Well, my day is off to a grand start...I think I'll go back to bed....

pull the covers over my head and not come out until this afternoon.

1) 5:30 am woke up to find I have no sugar or creamer for the coffee which meant I had to get out in the freezing weather to go pay triple for it at the Shell station by the interstate because that's the only place open that time of morning.

2) 5:45 am crank up the car and head out to the Shell station...put foot on the brakes, hear gggrrriiiinnnnddddd...not good. I have brakes which means it's way more serious.

3) 7:45 go take the boy to work.

4) 8:15 on the way back on the frontage road pass one cop car that looks at me funny. I thought, oh you're just being paranoid because you don't have your seatbelt on.

5) 8:16 pass another cop car that looks at me funny...k, wtf?

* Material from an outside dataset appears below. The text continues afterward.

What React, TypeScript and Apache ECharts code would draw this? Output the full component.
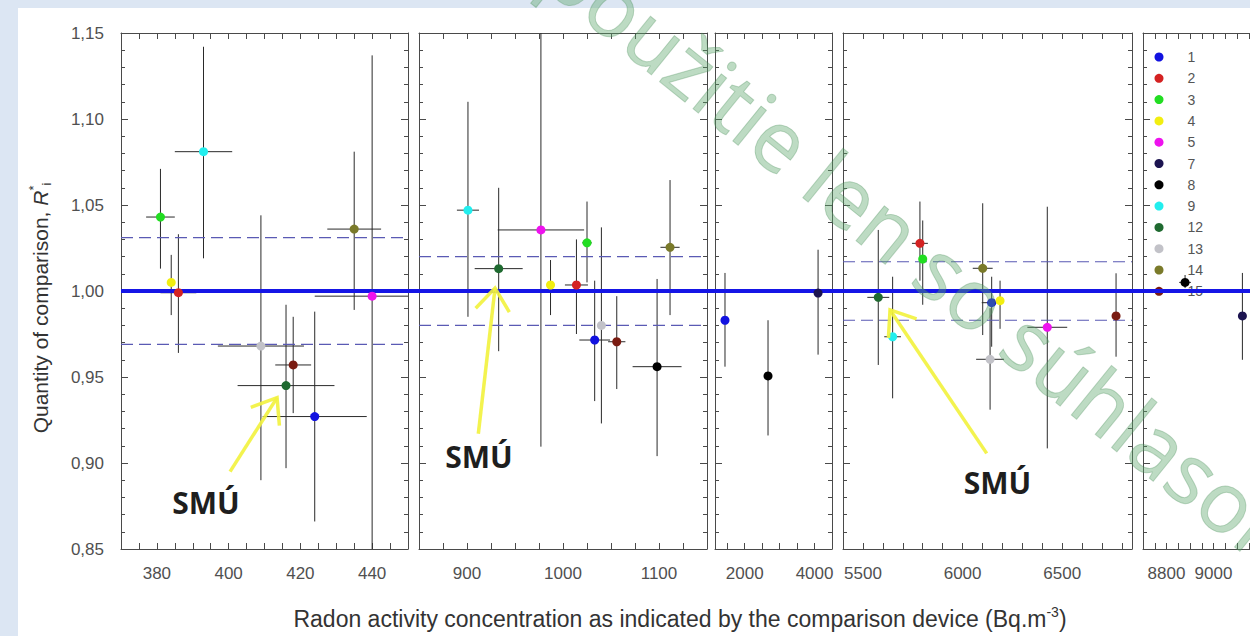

6) 8:20 get to the stop sign on the frontage road, don't come to a complete stop because I'm a little freaked about said brakes, cops looking at me funny and the fact I've only had one cup of coffee which was not enough. I turn right make it about 500 yards, look in the rear view mirror and first cop is behind me with his lights flashing. Geez, I think, are they going to get me for not stopping at that stop sign? Thinking this is already going to be a no-christmas, have running list of what all this will cost us. Cussing self.

7) 8:26 find a place to pull over, roll down window and wait.

8) 8:28 cop comes up to back window and starts asking me if I was just at "Pop's Around the Corner"(local biker bar where there are at least a couple of shootings/knifings etc a week) and did a man jump out of my car? Well here is where it gets funny. I have my black "David Copperfield" hat on, sweats, no bra, pink crocs, thick socks and my coat. Yep I was stylin' The cop looks almost apologetic as he asks me that question, by now he's seen the handicapped tag and sticker in the window and has had a good look at me. I told him where I had just come from and what I had been doing and he just says "well I guess it wasn't you then"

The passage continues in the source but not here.